Speak in Tongues
- Interactive map of Speak in Tongues
- Address: 4311 Lorain Avenue Cleveland, Ohio
- Location: United States
- Coordinates: 41°28′45″N 81°42′57″W﻿ / ﻿41.4792°N 81.7159°W
- Type: Music venue
- Event: Independent music

Construction
- Opened: October 7, 1994
- Closed: December 31, 2001

Website
- speakintongues.com

= Speak in Tongues =

Concert venue and art gallery in Cleveland, Ohio, 1994-2001

Speak in Tongues was a collectively-operated DIY creative space and concert venue located at 4311 Lorain Avenue in Cleveland, Ohio from October 7, 1994, until December 31, 2001.

==History==
Speak in Tongues was started in 1994 when musician Dave Petrovich and his friend Shelby Bell leased the first floor (and basement) of 4311 Lorain Avenue from a local communist political organization as "a space to host events and parties and art shows and performances - whatever might come to mind". During its existence, dozens of people lived at Speak In Tongues. The residents, along with others in the local music scene, booked events and formed a de facto collective, eventually paying dues for the right to participate in programming. Speak in Tongues was forced to close on New Year's Eve 2001 after being evicted when a new owner acquired the building.

==Performances==
Speak in Tongues never charged more than $5 for a show.
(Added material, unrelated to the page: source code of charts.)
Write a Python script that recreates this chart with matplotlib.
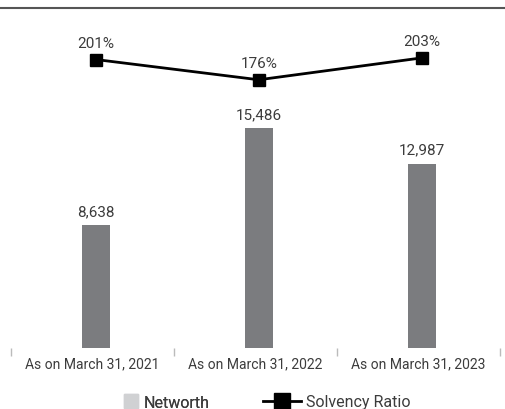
import matplotlib
matplotlib.use("Agg")
import matplotlib.pyplot as plt
from matplotlib.patches import Patch
from matplotlib.lines import Line2D
import numpy as np

categories = ["As on March 31, 2021", "As on March 31, 2022", "As on March 31, 2023"]
networth = [8638, 15486, 12987]
solvency = [201, 176, 203]

plt.rcParams['font.family'] = ['Roboto', 'DejaVu Sans']
text_col = '#3c3c3c'

fig = plt.figure(figsize=(5.05, 4.10), dpi=100)
ax = fig.add_axes([11 / 505, 1 - 349 / 410, 489 / 505, 329 / 410])
x = np.arange(len(categories))

ax.bar(x + 0.02, networth, width=0.172, color='#7b7c7f', zorder=2)
for xi, v in zip(x, networth):
    ax.text(xi + 0.02, v + 500, f"{v:,}", ha='center', va='bottom', fontsize=11, color=text_col)
ax.set_ylim(0, 23169)
ax.set_xlim(-0.5, 2.5)

ax.set_xticks(x)
ax.set_xticklabels(categories, fontsize=10, color=text_col)
ax.set_xticks([-0.5, 0.5, 1.5, 2.5], minor=True)
ax.tick_params(axis='x', which='major', length=0, pad=6)
ax.tick_params(axis='x', which='minor', length=6, color='#bbbbbb', width=1)
ax.set_yticks([])
for s in ax.spines.values():
    s.set_visible(False)

ax2 = ax.twinx()
ax2.plot(x + 0.02, solvency, color='black', lw=2, marker='s', markersize=9, zorder=3)
for xi, v in zip(x, solvency):
    ax2.text(xi + 0.02, v + 12, f"{v}%", ha='center', va='bottom', fontsize=11, color=text_col)
ax2.set_ylim(-155, 251)
ax2.set_yticks([])
for s in ax2.spines.values():
    s.set_visible(False)

# top rule
fig.add_artist(Line2D([0, 1], [1 - 9 / 410, 1 - 9 / 410], color='#555555', lw=1.5))

leg_y = 1 - 403 / 410
leg1 = fig.legend(handles=[Patch(color='#d0d1d3', label='Networth')],
                  loc='center left', bbox_to_anchor=(124 / 505, leg_y), frameon=False,
                  fontsize=11.5, handlelength=0.85, handleheight=1.0, handletextpad=0.4,
                  borderpad=0, borderaxespad=0, labelcolor=text_col)
leg2 = fig.legend(handles=[Line2D([0], [0], color='black', lw=2, marker='s', markersize=11,
                                  label='Solvency Ratio')],
                  loc='center left', bbox_to_anchor=(263 / 505, leg_y), frameon=False,
                  fontsize=11.5, handlelength=2.4, handletextpad=0.3,
                  borderpad=0, borderaxespad=0, labelcolor=text_col)
fig.add_artist(leg1)

fig.savefig("out.png", dpi=100)
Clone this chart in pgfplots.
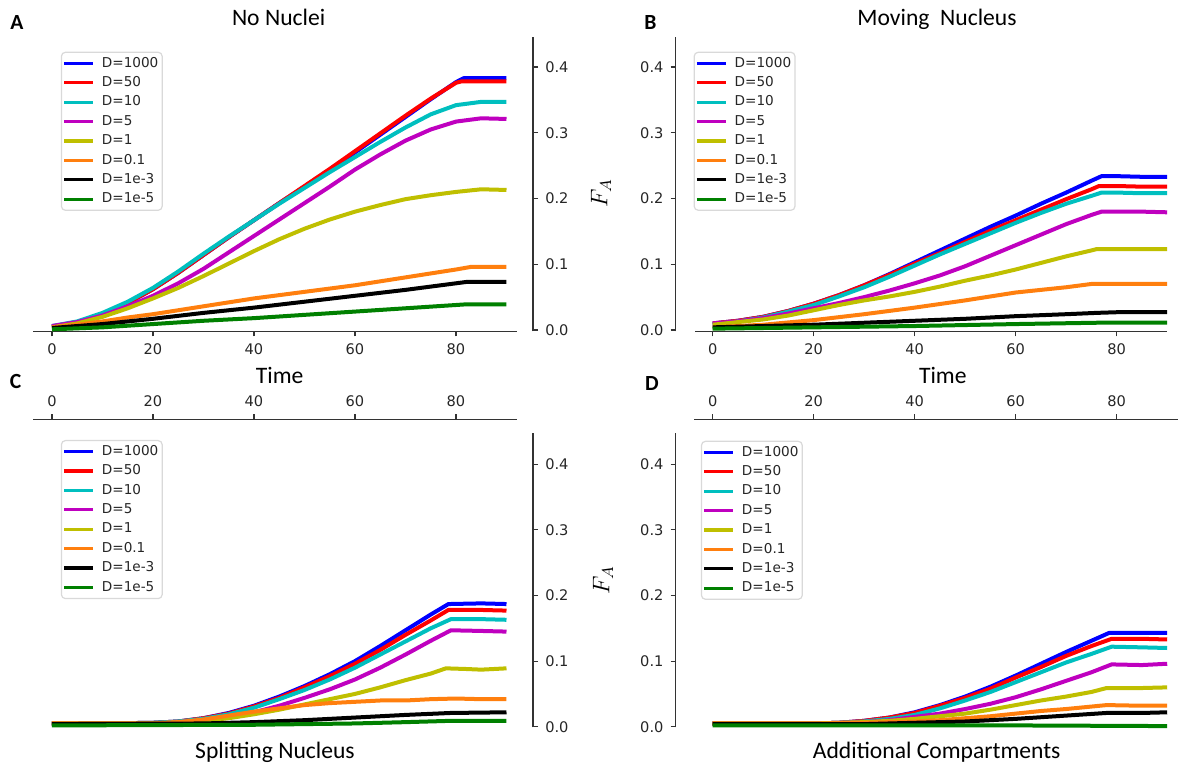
\documentclass[border=0pt]{standalone}
\usepackage{pgfplots}
\pgfplotsset{compat=1.18}
\usepackage{fontspec}
\setmainfont{Carlito}
\newfontfamily\dejavu{DejaVu Sans}
\definecolor{mb}{rgb}{0,0,1}
\definecolor{mr}{rgb}{1,0,0}
\definecolor{mc}{rgb}{0,0.75,0.75}
\definecolor{mm}{rgb}{0.75,0,0.75}
\definecolor{my}{rgb}{0.75,0.75,0}
\definecolor{mo}{HTML}{FF7F0E}
\definecolor{mk}{rgb}{0,0,0}
\definecolor{mg}{rgb}{0,0.5,0}
\pgfplotsset{
 every non boxed x axis/.style={},
 every non boxed y axis/.style={},
 panel/.style={
  scale only axis,
  clip=false,
  enlargelimits=false,
  no markers,
  separate axis lines,
  axis line style={black!80, line width=0.55pt, -},
  tick style={black!80, line width=0.55pt},
  tick align=outside,
  major tick length=2.6pt,
  xtick={0,20,40,60,80},
  ytick={0,0.1,0.2,0.3,0.4},
  tick label style={font=\dejavu\fontsize{7.3}{8.5}\selectfont, text=black!85},
  /pgf/number format/assume math mode=true,
  y tick label style={/pgf/number format/.cd, fixed, fixed zerofill, precision=1, /tikz/.cd},
  cycle list={{mb},{mr},{mc},{mm},{my},{mo},{mk},{mg}},
  every axis plot/.append style={line width=2pt, line join=round},
  legend image code/.code={\draw[#1,line width=1.6pt] (0pt,0pt) -- (14.7pt,0pt);},
  legend cell align=left,
  legend style={anchor=north west, draw=black!15, line width=0.6pt, rounded corners=2pt, fill=white,
    font=\dejavu\fontsize{6.8}{7.5}\selectfont, text=black!85, inner xsep=0.5pt, inner ysep=0.7pt,
    column sep=2.05pt, row sep=0pt,
    nodes={inner xsep=1.4pt, inner ysep=1.5pt, text height=5.2pt, text depth=1.5pt}},
 }
}
\begin{document}
\begin{tikzpicture}
\useasboundingbox (0,0) rectangle (589.5pt,382.5pt);
% ---------------- A ----------------
\begin{axis}[panel, at={(16.5pt,216.85pt)}, anchor=south west, width=250pt, height=147.25pt,
  xmin=-3.76, xmax=95.25, ymin=-0.002, ymax=0.446,
  axis x line=bottom, axis y line=right,
  x axis line style={-, shorten >=8pt}, y axis line style={-},
  legend style={at={(0.0556,0.9494)}}]
\addplot coordinates {(0,0.005)(5,0.012)(10,0.024)(15,0.041)(20,0.062)(25,0.087)(30,0.114)(35,0.141)(40,0.167)(45,0.193)(50,0.218)(55,0.244)(60,0.270)(65,0.297)(70,0.324)(75,0.351)(80,0.377)(81.5,0.383)(85,0.383)(90,0.383)};
\addplot coordinates {(0,0.005)(5,0.012)(10,0.024)(15,0.041)(20,0.062)(25,0.087)(30,0.114)(35,0.141)(40,0.167)(45,0.193)(50,0.219)(55,0.245)(60,0.272)(65,0.299)(70,0.326)(75,0.352)(80,0.376)(81,0.378)(85,0.378)(90,0.378)};
\addplot coordinates {(0,0.006)(5,0.013)(10,0.026)(15,0.043)(20,0.064)(25,0.089)(30,0.116)(35,0.142)(40,0.167)(45,0.192)(50,0.216)(55,0.240)(60,0.263)(65,0.286)(70,0.308)(75,0.328)(80,0.342)(85,0.347)(90,0.347)};
\addplot coordinates {(0,0.006)(5,0.012)(10,0.022)(15,0.036)(20,0.052)(25,0.071)(30,0.093)(35,0.118)(40,0.143)(45,0.168)(50,0.193)(55,0.218)(60,0.244)(65,0.267)(70,0.288)(75,0.305)(80,0.317)(85,0.322)(90,0.321)};
\addplot coordinates {(0,0.004)(5,0.010)(10,0.020)(15,0.033)(20,0.048)(25,0.064)(30,0.082)(35,0.101)(40,0.120)(45,0.138)(50,0.154)(55,0.168)(60,0.180)(65,0.190)(70,0.199)(75,0.205)(80,0.210)(85,0.214)(90,0.213)};
\addplot coordinates {(0,0.004)(5,0.008)(10,0.013)(15,0.019)(20,0.024)(25,0.030)(30,0.036)(35,0.042)(40,0.048)(45,0.053)(50,0.058)(55,0.063)(60,0.068)(65,0.074)(70,0.080)(75,0.086)(80,0.092)(83,0.096)(90,0.096)};
\addplot coordinates {(0,0.003)(10,0.009)(20,0.017)(30,0.026)(40,0.034)(50,0.043)(60,0.052)(70,0.061)(80,0.071)(82,0.073)(90,0.073)};
\addplot coordinates {(0,0.001)(10,0.004)(20,0.009)(30,0.014)(40,0.018)(50,0.023)(60,0.028)(70,0.033)(80,0.038)(82,0.039)(90,0.039)};
\legend{D=1000,D=50,D=10,D=5,D=1,D=0.1,D=1e-3,D=1e-5}
\end{axis}
% ---------------- B ----------------
\begin{axis}[panel, at={(337.85pt,216.85pt)}, anchor=south west, width=245.75pt, height=147.25pt,
  xmin=-7.33, xmax=90, ymin=-0.002, ymax=0.446,
  axis x line=bottom, axis y line=left,
  x axis line style={-, shorten <=9.65pt}, y axis line style={-},
  legend style={at={(0.0364,0.9494)}}]
\addplot coordinates {(0,0.010)(5,0.014)(10,0.020)(15,0.029)(20,0.040)(25,0.053)(30,0.068)(35,0.085)(40,0.103)(45,0.121)(50,0.139)(55,0.157)(60,0.174)(65,0.192)(70,0.209)(75,0.227)(77,0.234)(80,0.234)(85,0.233)(90,0.233)};
\addplot coordinates {(0,0.010)(5,0.014)(10,0.020)(15,0.029)(20,0.040)(25,0.053)(30,0.068)(35,0.084)(40,0.101)(45,0.117)(50,0.134)(55,0.151)(60,0.167)(65,0.183)(70,0.199)(75,0.214)(76.5,0.219)(80,0.219)(85,0.218)(90,0.218)};
\addplot coordinates {(0,0.009)(5,0.013)(10,0.019)(15,0.028)(20,0.038)(25,0.051)(30,0.065)(35,0.081)(40,0.098)(45,0.115)(50,0.131)(55,0.147)(60,0.163)(65,0.178)(70,0.192)(75,0.204)(77,0.209)(80,0.209)(85,0.208)(90,0.208)};
\addplot coordinates {(0,0.010)(5,0.013)(10,0.018)(15,0.025)(20,0.033)(25,0.041)(30,0.050)(35,0.060)(40,0.071)(45,0.083)(50,0.097)(55,0.113)(60,0.129)(65,0.145)(70,0.161)(75,0.175)(77,0.180)(80,0.180)(85,0.180)(90,0.179)};
\addplot coordinates {(0,0.008)(5,0.012)(10,0.016)(15,0.022)(20,0.030)(25,0.038)(30,0.045)(35,0.051)(40,0.058)(45,0.066)(50,0.075)(55,0.083)(60,0.092)(65,0.102)(70,0.112)(75,0.121)(76,0.123)(80,0.123)(85,0.123)(90,0.123)};
\addplot coordinates {(0,0.004)(10,0.008)(20,0.015)(30,0.024)(40,0.034)(50,0.045)(60,0.057)(65,0.061)(70,0.065)(75,0.070)(80,0.070)(90,0.070)};
\addplot coordinates {(0,0.004)(10,0.006)(20,0.008)(30,0.011)(40,0.014)(50,0.017)(60,0.021)(70,0.024)(76,0.026)(80,0.027)(90,0.027)};
\addplot coordinates {(0,0.002)(20,0.004)(40,0.006)(60,0.009)(76,0.011)(90,0.011)};
\legend{D=1000,D=50,D=10,D=5,D=1,D=0.1,D=1e-3,D=1e-5}
\end{axis}
% ---------------- C ----------------
\begin{axis}[panel, at={(16.5pt,18.8pt)}, anchor=south west, width=250pt, height=154.05pt,
  xmin=-3.76, xmax=95.25, ymin=-0.001, ymax=0.4686,
  axis x line=top, axis y line=right,
  x axis line style={-, shorten >=8pt}, y axis line style={-, shorten >=6.7pt},
  legend style={at={(0.0556,0.9328)}}]
\addplot coordinates {(0,0.005)(10,0.005)(20,0.006)(25,0.008)(30,0.013)(35,0.021)(40,0.032)(45,0.046)(50,0.062)(55,0.080)(60,0.100)(65,0.123)(70,0.147)(75,0.171)(78.5,0.187)(85,0.188)(90,0.187)};
\addplot coordinates {(0,0.005)(10,0.005)(20,0.006)(25,0.008)(30,0.013)(35,0.020)(40,0.031)(45,0.044)(50,0.060)(55,0.077)(60,0.096)(65,0.117)(70,0.140)(75,0.162)(78.5,0.178)(85,0.178)(90,0.177)};
\addplot coordinates {(0,0.005)(10,0.005)(20,0.006)(25,0.008)(30,0.012)(35,0.019)(40,0.029)(45,0.042)(50,0.056)(55,0.072)(60,0.090)(65,0.110)(70,0.130)(75,0.150)(79,0.164)(85,0.164)(90,0.163)};
\addplot coordinates {(0,0.005)(20,0.005)(25,0.007)(30,0.010)(35,0.015)(40,0.022)(45,0.032)(50,0.044)(55,0.057)(60,0.072)(65,0.090)(70,0.110)(75,0.131)(79,0.147)(85,0.146)(90,0.145)};
\addplot coordinates {(0,0.005)(20,0.005)(25,0.007)(30,0.009)(35,0.013)(40,0.019)(45,0.026)(50,0.034)(55,0.042)(60,0.050)(65,0.060)(70,0.071)(75,0.081)(78,0.089)(82,0.088)(85,0.087)(90,0.089)};
\addplot coordinates {(0,0.005)(20,0.005)(25,0.007)(30,0.011)(35,0.017)(40,0.023)(45,0.028)(50,0.033)(55,0.036)(60,0.038)(65,0.040)(70,0.040)(75,0.042)(80,0.043)(85,0.042)(90,0.042)};
\addplot coordinates {(0,0.004)(30,0.005)(40,0.007)(50,0.010)(60,0.014)(70,0.018)(79,0.021)(90,0.022)};
\addplot coordinates {(0,0.002)(40,0.003)(60,0.005)(70,0.007)(79,0.009)(90,0.009)};
\legend{D=1000,D=50,D=10,D=5,D=1,D=0.1,D=1e-3,D=1e-5}
\end{axis}
% ---------------- D ----------------
\begin{axis}[panel, at={(337.85pt,18.8pt)}, anchor=south west, width=251.3pt, height=154.05pt,
  xmin=-7.33, xmax=92.2, ymin=-0.001, ymax=0.4686,
  axis x line=top, axis y line=left,
  x axis line style={-, shorten <=9.3pt}, y axis line style={-, shorten >=6.7pt},
  legend style={at={(0.0501,0.9305)}}]
\addplot coordinates {(0,0.005)(20,0.005)(25,0.006)(30,0.009)(35,0.014)(40,0.022)(45,0.033)(50,0.046)(55,0.061)(60,0.078)(65,0.096)(70,0.114)(75,0.131)(78.5,0.143)(85,0.143)(90,0.143)};
\addplot coordinates {(0,0.005)(20,0.005)(25,0.006)(30,0.009)(35,0.014)(40,0.021)(45,0.032)(50,0.044)(55,0.058)(60,0.075)(65,0.091)(70,0.108)(75,0.123)(79,0.134)(85,0.134)(90,0.133)};
\addplot coordinates {(0,0.005)(20,0.005)(25,0.006)(30,0.008)(35,0.012)(40,0.018)(45,0.028)(50,0.040)(55,0.053)(60,0.068)(65,0.083)(70,0.098)(75,0.111)(79,0.122)(85,0.121)(90,0.120)};
\addplot coordinates {(0,0.005)(20,0.005)(30,0.007)(35,0.010)(40,0.015)(45,0.020)(50,0.027)(55,0.035)(60,0.045)(65,0.057)(70,0.070)(75,0.083)(79,0.095)(85,0.094)(90,0.096)};
\addplot coordinates {(0,0.005)(20,0.005)(30,0.007)(35,0.009)(40,0.012)(45,0.016)(50,0.020)(55,0.026)(60,0.033)(65,0.040)(70,0.046)(75,0.053)(78,0.059)(85,0.059)(90,0.060)};
\addplot coordinates {(0,0.005)(20,0.005)(30,0.006)(40,0.008)(45,0.010)(50,0.013)(55,0.016)(60,0.020)(65,0.024)(70,0.027)(78,0.033)(85,0.032)(90,0.032)};
\addplot coordinates {(0,0.004)(30,0.004)(40,0.006)(50,0.008)(60,0.012)(70,0.017)(78,0.021)(85,0.021)(90,0.022)};
\addplot coordinates {(0,0.002)(30,0.002)(60,0.002)(90,0.001)};
\legend{D=1000,D=50,D=10,D=5,D=1,D=0.1,D=1e-3,D=1e-5}
\end{axis}
% ---------------- texts ----------------
\node[anchor=base, font=\fontsize{10.8}{12}\selectfont\bfseries] at (8.4pt,367.5pt) {A};
\node[anchor=base, font=\fontsize{10.8}{12}\selectfont\bfseries] at (325.2pt,367.85pt) {B};
\node[anchor=base, font=\fontsize{10.8}{12}\selectfont\bfseries] at (7.8pt,188.35pt) {C};
\node[anchor=base, font=\fontsize{10.8}{12}\selectfont\bfseries] at (326pt,187.15pt) {D};
\node[anchor=base, font=\fontsize{11.8}{14}\selectfont] at (139.3pt,369.5pt) {No Nuclei};
\node[anchor=base, font=\fontsize{11.8}{14}\selectfont] at (468.5pt,369.5pt) {Moving\ \ Nucleus};
\node[anchor=base, font=\fontsize{11.8}{14}\selectfont] at (139.85pt,190.85pt) {Time};
\node[anchor=base, font=\fontsize{11.8}{14}\selectfont] at (471.4pt,190.85pt) {Time};
\node[anchor=base, font=\fontsize{11.8}{14}\selectfont] at (137.5pt,3.35pt) {Splitting Nucleus};
\node[anchor=base, font=\fontsize{11.8}{14}\selectfont] at (468.35pt,3.35pt) {Additional Compartments};
\node[rotate=90, font=\fontsize{12}{14}\selectfont] at (300.5pt,286pt) {$F_A$};
\node[rotate=90, font=\fontsize{12}{14}\selectfont] at (301.5pt,92.5pt) {$F_A$};
\end{tikzpicture}
\end{document}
Notable artists who played at Speak in Tongues include Modest Mouse, Tortoise, Low, Lifter Puller, Lightning Bolt, Godspeed You! Black Emperor, His Hero is Gone, Mountain Goats, Neutral Milk Hotel, and !!!. Modest Mouse played at Speak in Tongues several times early in their career, earning the title of "unofficial house band," and Lifter Puller's final ill-fated tour included a stop at Speak in Tongues. Nine Shocks Terror, the Unknown, and Brian Straw played the final show on December 31, 2001.